Alright, after identifying my players to fill in between the playmakers, I install a different defensive system.  Read-and-react systems are the norm in the NFL, where the constant coaching allows players to get really good at it, and aggressive style of play just leads to Peyton Manning destroying you.  However, in college you can look on any given Saturday and see that the best defenses are the ones that play aggressively and take the initiative away from the offense.  I go to a system like that.

Or rather, I hire a defensive coordinator who will go to a system like that.  Obviously, I am not a defensive coordinator.  Soft zones, big cushions on receivers, and wide receivers breaking into their route unimpeded would be a thing of the past.  Make quarterbacks try to adjust to a wide receiver not being able to get into his route cleanly.  Don't just follow a wide receiver around.  Make him work to get where he needs to go.  And in the meantime, get to the quarterback.  

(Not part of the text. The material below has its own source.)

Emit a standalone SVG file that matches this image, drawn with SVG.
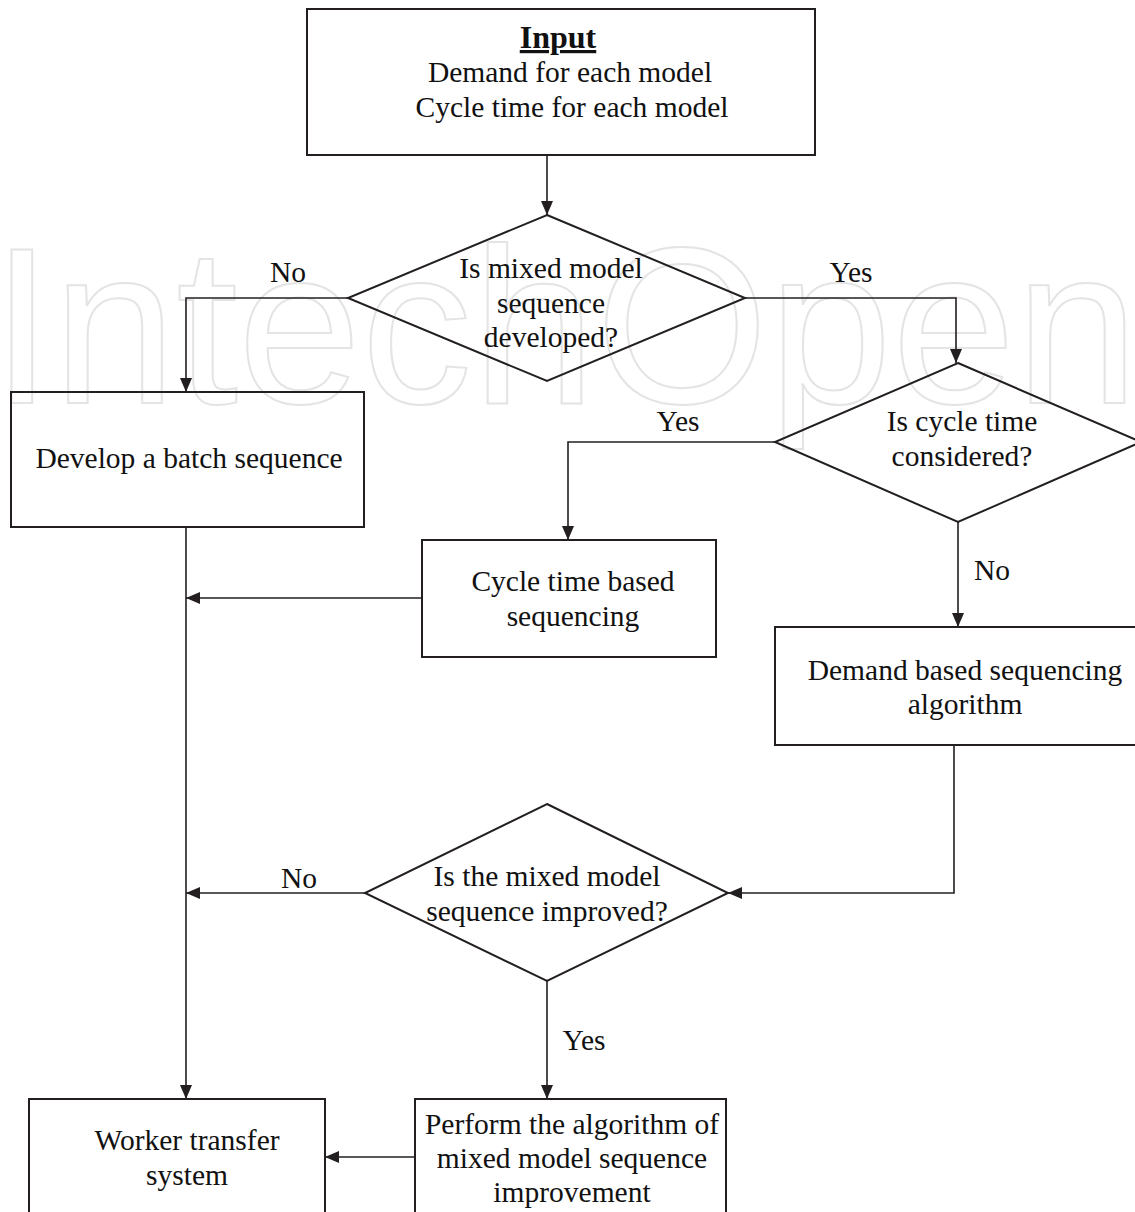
<svg xmlns="http://www.w3.org/2000/svg" width="1135" height="1212" viewBox="0 0 1135 1212">
  <defs>
    <marker id="arrow" markerUnits="userSpaceOnUse" markerWidth="14" markerHeight="14" viewBox="0 0 14 12" refX="14" refY="6" orient="auto">
      <path d="M0,0 L14,6 L0,12 Z" fill="#231f20"/>
    </marker>
    <style>
      .box { fill: none; stroke: #231f20; stroke-width: 2; }
      .conn { fill: none; stroke: #231f20; stroke-width: 1.6; marker-end: url(#arrow); }
      text { font-family: "Liberation Serif", "Times New Roman", serif; font-size: 29.5px; fill: #111; text-anchor: middle; }
      .wm { font-family: "Liberation Sans", Arial, sans-serif; font-size: 222px; fill: none; stroke: #e4e4e4; stroke-width: 2; text-anchor: start; }
    </style>
  </defs>
  <rect width="1135" height="1212" fill="#ffffff"/>

  <text class="wm" x="-9" y="403">IntechOpen</text>

  <g id="connectors">
    <path class="conn" d="M547,155 V215"/>
    <path class="conn" d="M348,298 H186 V392"/>
    <path class="conn" d="M745,298 H956 V363"/>
    <path class="conn" d="M775,442 H568 V540"/>
    <path class="conn" d="M958,522 V627"/>
    <path class="conn" d="M422,598 H186"/>
    <path class="conn" d="M954,745 V893 H728"/>
    <path class="conn" d="M365,893 H186"/>
    <path class="conn" d="M186,527 V1099"/>
    <path class="conn" d="M547,981 V1099"/>
    <path class="conn" d="M415,1157 H325"/>
    <text x="288" y="282">No</text>
    <text x="851" y="282">Yes</text>
    <text x="678" y="431">Yes</text>
    <text x="992" y="580">No</text>
    <text x="299" y="888">No</text>
    <text x="584" y="1050">Yes</text>
  </g>

  <g id="input">
    <rect class="box" x="307" y="9" width="508" height="146"/>
    <text x="558" y="48" font-weight="bold" text-decoration="underline" style="font-size:32px">Input</text>
    <text x="570" y="82">Demand for each model</text>
    <text x="572" y="117">Cycle time for each model</text>
  </g>

  <g id="decision-mixed">
    <polygon class="box" points="547,215 745,298 547,381 348,298"/>
    <text x="551" y="278">Is mixed model</text>
    <text x="551" y="313">sequence</text>
    <text x="551" y="347">developed?</text>
  </g>

  <g id="batch">
    <rect class="box" x="11" y="392" width="353" height="135"/>
    <text x="189" y="468">Develop a batch sequence</text>
  </g>

  <g id="decision-cycle">
    <polygon class="box" points="958,363 1141,442 958,522 775,442"/>
    <text x="962" y="431">Is cycle time</text>
    <text x="962" y="466">considered?</text>
  </g>

  <g id="cycle-based">
    <rect class="box" x="422" y="540" width="294" height="117"/>
    <text x="573" y="591">Cycle time based</text>
    <text x="573" y="626">sequencing</text>
  </g>

  <g id="demand-based">
    <rect class="box" x="775" y="627" width="380" height="118"/>
    <text x="965" y="680">Demand based sequencing</text>
    <text x="965" y="714">algorithm</text>
  </g>

  <g id="decision-improved">
    <polygon class="box" points="547,804 728,893 547,981 365,893"/>
    <text x="547" y="886">Is the mixed model</text>
    <text x="547" y="921">sequence improved?</text>
  </g>

  <g id="worker">
    <rect class="box" x="29" y="1099" width="296" height="130"/>
    <text x="187" y="1150">Worker transfer</text>
    <text x="187" y="1185">system</text>
  </g>

  <g id="perform">
    <rect class="box" x="415" y="1099" width="311" height="130"/>
    <text x="572" y="1134">Perform the algorithm of</text>
    <text x="572" y="1168">mixed model sequence</text>
    <text x="572" y="1202">improvement</text>
  </g>
</svg>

I think I can identify at least one major problem in LSU's pass defense.  A quarterback goes up to the line of scrimmage expecting to see certain things after the ball is snapped.  He expects that at a certain count after the ball is snapped, his receivers will all be in certain spots on the field.  My task as benevolent dictator is to try to make sure those receivers aren't there.  They're somewhere else, either having to adjust a route, or a little behind where they should be.  Make the quarterback adjust, and then get into his head that his receivers aren't going to be where they should be.  Don't let him get comfortable.

In the NFL, if you do that all the time, the quarterbacks (who are not getting distracted by such petty concerns as "class" and are watching film CONSTANTLY) would eat you alive if you tried bump and run all the time, but in college the defense seems to have the advantage when they play more aggressively.  I think it's because the offensive players don't have the practice/film time to really take advantage of the vulnerabilities inherent in an aggressive defense.

So, that's my benevolently dictatorial plan for the defense.  Another day, we will tackle to the offense, so to speak.